I once asked my wife about the trans-Mediterranean ferry system. She had taken it from Spain to Morocco before I knew her. “It is most often preferable to arrive to Africa by ship rather than by plane,” she said, then stopped talking and rededicated herself to a plate of pasta. English is not Núria’s native language. I take for granted the way her literal grammar produces accidental eloquence; but when I found myself needing to go to Tunisia this past summer, the promise of her casual phrase led me to book the ferry. Though I had told my editors how much was happening in Tunis, the trip was not, at its outset, about a reporter moving toward the events of the Arab Spring. It was about the boat that would take me there.
At Terminal 4 of the Port of Marseille, the departure monitor, identical to the screens in airports, showed a line of ships taking turns at the harbor’s mouth. I had paid nearly 180 euros for a Pullman seat on the Tunisian ferry Carthage, which hulked above the pier, straining the dock lines as cars drove into its belly. It was a white ship with a high prow that threw a wide shadow. It suggested, in size and silhouette, a cruise liner more than a cargo vessel.
Beside it at the docks were five other behemoths. The Ariadne, the Tassili II, and El-Djazair II were heading to Algeria—to Oran, Skikda, and Bejaia, respectively. The Kalliste and the Paglia Orba were bound for Bastia and Ajaccio in French Corsica. Each ship could carry between 500 and 2,200 people, and most, according to the schedules posted on travel-agency windows, sailed weekly.

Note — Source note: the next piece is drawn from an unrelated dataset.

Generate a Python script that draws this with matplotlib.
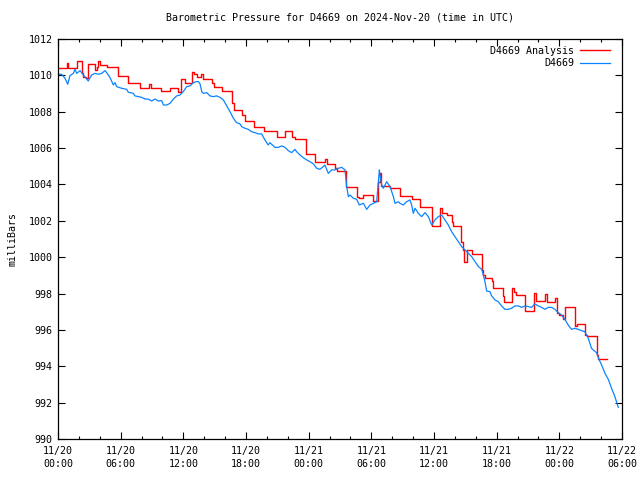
import matplotlib
matplotlib.use("Agg")
import matplotlib.pyplot as plt
from matplotlib.ticker import MultipleLocator

# hours since 2024-11-20 00:00 UTC
obs_hours = [0.03, 0.35, 0.67, 0.93, 1.15, 1.47, 1.63, 1.79, 2.11, 2.43, 2.75, 2.90, 3.22, 3.54,
             3.86, 4.18, 4.50, 4.66, 4.98, 5.30, 5.46, 5.62, 6.09, 6.57, 6.73, 7.21, 7.37, 8.01,
             8.33, 8.65, 8.97, 9.29, 9.61, 9.93, 10.09, 10.41, 10.72, 11.04, 11.36, 11.68, 12.00,
             12.32, 12.64, 12.96, 13.28, 13.44,
             13.60, 13.76, 13.92, 14.24, 14.55, 14.87, 15.19, 15.51, 15.83, 16.15, 16.47, 16.79,
             17.10, 17.42, 17.58, 17.90, 18.22, 18.54, 18.86, 19.18, 19.50, 19.81, 20.13, 20.29,
             20.77, 21.09, 21.42, 21.73, 22.05, 22.37, 22.69, 22.85, 23.17, 23.49, 23.81, 24.13,
             24.45, 24.77, 25.08, 25.40, 25.56, 25.88, 26.20, 26.52, 26.84, 27.16, 27.48, 27.64,
             27.80, 27.96, 28.28, 28.60, 28.85, 29.24, 29.56, 29.87, 30.19, 30.51, 30.77, 30.83,
             30.99, 31.15, 31.47, 31.79, 32.11, 32.27, 32.58,
             32.75, 33.06, 33.38, 33.70, 33.86, 34.02, 34.18, 34.50, 34.82, 35.14, 35.46, 35.78,
             36.09, 36.41, 36.73, 37.05, 37.37, 37.69, 38.01, 38.33, 38.65, 38.97, 39.29, 39.61,
             39.93, 40.25,
             40.57, 40.72, 40.88, 41.04, 41.36, 41.52, 41.84, 42.16, 42.47, 42.79, 43.11, 43.43,
             43.75, 44.07, 44.39, 44.71, 45.03, 45.35, 45.66, 45.98, 46.30, 46.62, 46.94, 47.26,
             47.58, 47.90, 48.21, 48.53, 48.85, 49.17, 49.49, 49.81, 50.13, 50.45, 50.77, 51.08,
             51.24, 51.56, 51.82, 52.05, 52.37, 52.69, 53.00, 53.32, 53.64]
obs_mb = [1010.06, 1010.06, 1009.84, 1009.51, 1009.99, 1010.11, 1010.33, 1010.11, 1010.26, 1010.02,
          1009.80, 1009.69, 1010.02, 1010.11, 1010.06, 1010.11, 1010.26, 1010.15, 1009.88, 1009.47,
          1009.60, 1009.38, 1009.29, 1009.23, 1009.07, 1009.01, 1008.87, 1008.79, 1008.70, 1008.69,
          1008.59, 1008.70, 1008.59, 1008.61, 1008.37, 1008.37, 1008.46, 1008.69, 1008.87, 1008.92,
          1009.11, 1009.38, 1009.42, 1009.60, 1009.66, 1009.66,
          1009.53, 1009.11, 1009.01, 1009.05, 1008.87, 1008.83, 1008.87, 1008.79, 1008.65, 1008.32,
          1008.00, 1007.64, 1007.40, 1007.33, 1007.18, 1007.09, 1007.03, 1006.90, 1006.85, 1006.78,
          1006.78, 1006.45, 1006.17, 1006.30, 1006.04, 1006.04, 1006.12, 1006.04, 1005.86, 1005.75,
          1005.93, 1005.80, 1005.62, 1005.47, 1005.35, 1005.25, 1005.13, 1004.89, 1004.83, 1004.98,
          1005.07, 1004.61, 1004.80, 1004.80, 1004.89, 1004.94, 1004.80, 1003.88, 1003.33, 1003.42,
          1003.24, 1003.18, 1002.87, 1002.96, 1002.63, 1002.87, 1002.96, 1003.05, 1004.80, 1004.52,
          1003.97, 1003.79, 1004.15, 1003.88, 1003.33, 1002.96, 1003.05,
          1002.96, 1002.87, 1003.05, 1003.15, 1002.87, 1002.41, 1002.69, 1002.41, 1002.23, 1002.45,
          1002.23, 1001.77, 1002.05, 1002.23, 1002.32, 1002.05, 1001.77, 1001.40, 1001.13, 1000.85,
          1000.58, 1000.40, 1000.21, 1000.03, 999.75, 999.48,
          999.33, 999.02, 998.65, 998.14, 998.10, 997.87, 997.65, 997.55, 997.32, 997.13, 997.13,
          997.19, 997.32, 997.32, 997.24, 997.32, 997.28, 997.24, 997.43, 997.32, 997.24, 997.13,
          997.24, 997.24, 997.13, 996.95, 996.82, 996.58, 996.27, 996.03, 996.09, 996.03, 995.96,
          995.90, 995.54, 994.99, 994.90, 994.75, 994.35, 994.07, 993.61, 993.28, 992.79, 992.33,
          991.74]

ana_hours = [0.00, 0.83, 0.93, 1.79, 2.27, 2.43, 2.65, 2.90, 3.54, 3.70, 3.86, 4.02, 4.66, 5.78,
             6.74, 7.85, 8.74, 8.87, 9.86, 10.72, 11.46, 11.78, 12.16, 12.80, 13.05, 13.28, 13.70,
             13.92, 14.71, 14.94, 15.67, 16.69, 16.88, 17.64, 17.90, 18.77, 19.76, 20.94, 21.73,
             22.37, 22.69, 23.75, 24.61, 25.56, 25.72, 26.52, 26.74, 27.55, 28.60, 28.85, 29.24,
             30.19, 30.67, 30.80, 30.89, 31.79, 32.75, 33.86, 34.66, 35.78, 36.58, 36.74, 37.22,
             37.69, 37.85, 38.55, 38.74, 38.87, 39.13, 39.61, 40.57, 40.72, 40.88, 41.52, 41.68,
             42.64, 42.74, 43.50, 43.66, 43.85, 44.71, 45.58, 45.74, 46.63, 46.79, 47.59, 47.81,
             48.00, 48.39, 48.54, 49.50, 49.66, 50.46, 50.62, 51.58, 51.74, 52.60]
ana_mb = [1010.39, 1010.66, 1010.39, 1010.81, 1010.11, 1009.93, 1009.84, 1010.61, 1010.30, 1010.48,
          1010.81, 1010.57, 1010.48, 1009.97, 1009.60, 1009.33, 1009.51, 1009.33, 1009.14, 1009.33,
          1009.11, 1009.78, 1009.56, 1010.17, 1010.06, 1009.93, 1010.06, 1009.78, 1009.56, 1009.34,
          1009.14, 1008.46, 1008.10, 1007.82, 1007.50, 1007.18, 1006.94, 1006.63, 1006.94, 1006.63,
          1006.50, 1005.66, 1005.25, 1005.38, 1005.13, 1004.89, 1004.76, 1003.88, 1003.33, 1003.27,
          1003.42, 1003.10, 1004.15, 1004.61, 1003.90, 1003.82, 1003.38, 1003.18, 1002.74, 1001.72,
          1002.69, 1002.41, 1002.32, 1001.95, 1001.72, 1000.85, 1000.40, 999.72, 1000.40, 1000.18,
          999.30, 999.02, 998.84, 998.69, 998.29, 997.87, 997.52, 998.29, 998.11, 997.92, 997.06,
          998.01, 997.59, 997.98, 997.55, 997.74, 996.91, 996.82, 996.58, 997.24, 996.22, 996.31,
          995.72, 995.67, 994.62, 994.38, 994.38]

xtick_hours = [0, 6, 12, 18, 24, 30, 36, 42, 48, 54]
xtick_labels = ["11/20\n00:00", "11/20\n06:00", "11/20\n12:00", "11/20\n18:00", "11/21\n00:00",
                "11/21\n06:00", "11/21\n12:00", "11/21\n18:00", "11/22\n00:00", "11/22\n06:00"]

FONT = "DejaVu Sans Mono"
FS = 7.2
plt.rcParams["font.family"] = [FONT]

fig = plt.figure(figsize=(6.4, 4.8), dpi=100)
ax = fig.add_axes([58/640, 41/480, 564/640, 400/480])

ax.plot(ana_hours, ana_mb, color="#ff0000", lw=1.0, drawstyle="steps-post", label="D4669 Analysis")
ax.plot(obs_hours, obs_mb, color="#0a84ff", lw=0.9, label="D4669")

ax.set_xlim(0, 54)
ax.set_ylim(990, 1012)
ax.set_xticks(xtick_hours)
ax.set_xticklabels(xtick_labels, fontsize=FS, linespacing=1.35)
ax.xaxis.set_minor_locator(MultipleLocator(2))
ax.yaxis.set_major_locator(MultipleLocator(2))
ax.tick_params(axis="y", labelsize=FS)
ax.tick_params(which="both", direction="in", top=True, right=True, width=0.8, color="black")
ax.tick_params(which="major", length=5)
ax.tick_params(which="minor", length=2.5)
ax.tick_params(axis="x", pad=5)
ax.tick_params(axis="y", pad=4)
for s in ax.spines.values():
    s.set_linewidth(0.9)

ax.set_ylabel("milliBars", fontsize=FS, labelpad=8)
ax.set_title("Barometric Pressure for D4669 on 2024-Nov-20 (time in UTC)", fontsize=FS, pad=13)

leg = ax.legend(loc="upper right", bbox_to_anchor=(1.0, 1.0125), frameon=False, markerfirst=False,
                fontsize=FS, handlelength=3.0, handletextpad=0.6, labelspacing=0.25,
                borderaxespad=0.3, borderpad=0.9)
for t in leg.get_texts():
    t.set_ha("right")

fig.savefig("out.png", dpi=100)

Yet they comprise a stealth fleet. Prevailing impression holds that the Med is either Europe’s Caribbean, a playground for holiday liners, or its Mojave, crossed by refugees in overmatched skiffs and by political flotillas running blockades. But as the ships in Marseille attest, many hundreds of thousands of passengers cross as members of the North African and European middle class. Tunisia itself is linked to Europe by six different shipping routes, and in the Port of Marseille, the scale of the operation is on dramatic display. Vessels, each hundreds of feet high, obscure the domes of 18th-century palaces behind them, blotting out the city.

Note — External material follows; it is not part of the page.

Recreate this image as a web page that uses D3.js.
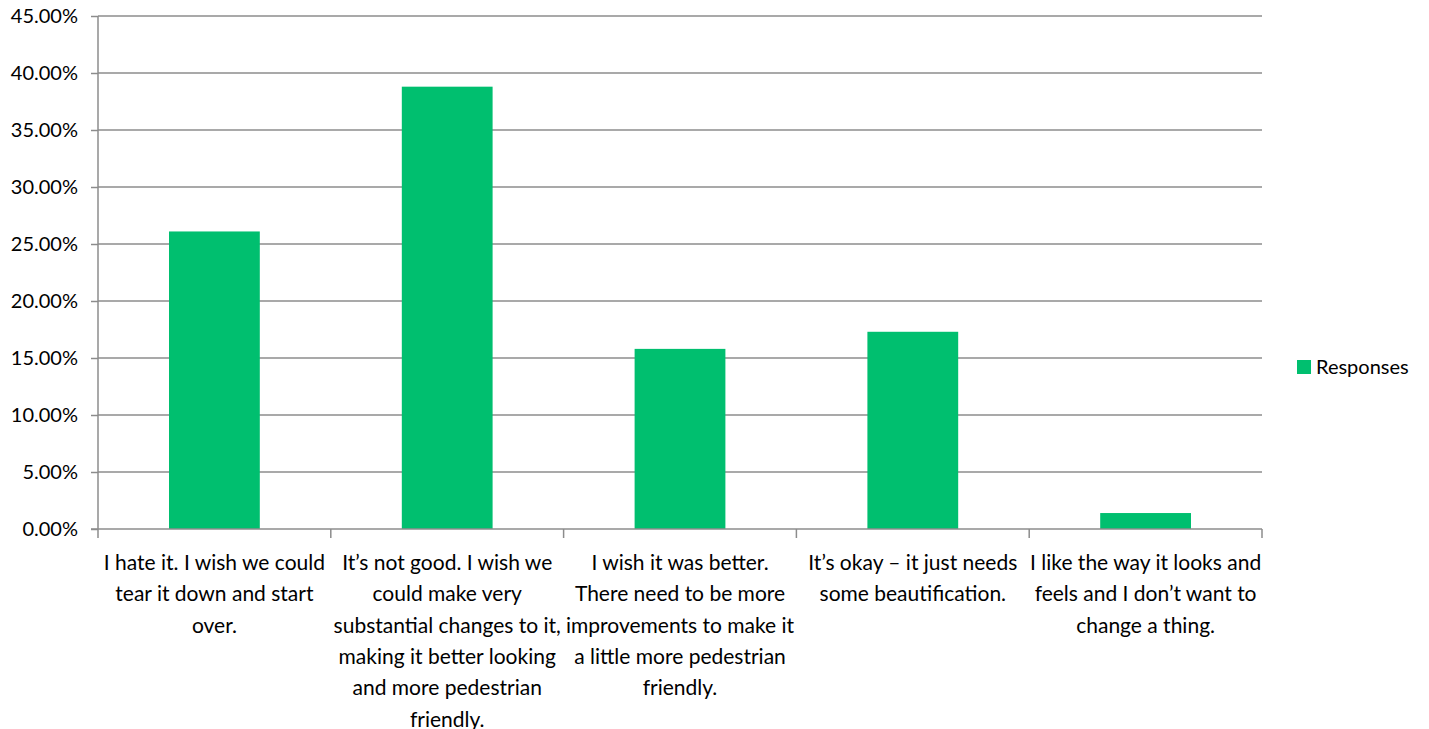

It took an hour and a half to load about 1,200 people onto the Carthage. While they waited, families took smart-phone pictures of each other, posing on their cars and vans, showing off gifts too weighty or bulky to bring by plane: wide-screen TVs, new bicycles, a table saw.
Even making just 23 knots, you watch the French shore disappear more quickly than you’d think. The sense of being in Tunisia arrives even faster. As we passed the Château d’If, the island prison that marks the edge of Marseille’s harbor, the Carthage adopted a North African flavor. Families had trudged up from the cars parked below the waterline and were settling into four-person berths, purchased for about 500 euros. In the bow, where I had my reclining seat, those not traveling with family were a minority, mostly older men with lots of luggage, in caps and sandals. Once in their seats, the men set about remedying their solitude the way one might in a Tunis coffee bar: someone tuned the TV to Al Jazeera, everyone lit cigarettes, and a debate began over the best way to bring an exiled dictator to trial.
Near the bow, a few younger couples who hadn’t booked early enough for a berth were making the best of their situation. Rather than adapt to the ship, they adapted the ship to themselves, rolling out rugs in the corridors and claiming public spaces as their own, to no complaints. Out the portholes, Europe slipped over the horizon and the Carthage hit open water. No one gave it much notice.
Upstairs, the ninth-deck bar had also become a town plaza. The TV showed tragedy in Syria, and everyone watched and worried, and then Qaddafi came onscreen, and the Carthage exploded with laughter. Nearby, a dozen small children were inventing a dance. A musician contracted by the ferry line plucked vaguely at an oud, but mostly smoked. The ship smelled of cigarettes and coffee more than of the sea, and waiters, who had seen their wages double since the fall of Ben Ali’s regime last winter, raced around in smart black vests delivering drinks.
The trip from Marseille to Tunis takes about 21 hours via a route that tracks just west of Corsica. The Carthage ran as steady as a moving sidewalk. The sun set. Everyone slept well, on a calm sea. The next morning, at sunrise, I went outside and a boy pointed off the rail toward what seemed to be an island. I thought it was Sardinia. We watched for an hour. More people came, until a dozen, then two, were looking with the boy. The island grew wider, and talk began that this was suspicious. No island so large existed.
A horn sounded. The Carthage had sighted port. Everyone rushed back inside to pack. By mid-morning, we were in Tunis.
It is most often preferable to arrive to Africa by ship rather than by plane, because it invites one to consider, if briefly, the Mediterranean as a meeting point for Europe, Africa, and the Middle East—instead of a sea separating those places. Most of the people aboard the Carthage were Tunisian by birth and European by residency but, aboard the ship, perhaps something else, if momentarily: Mediterranean.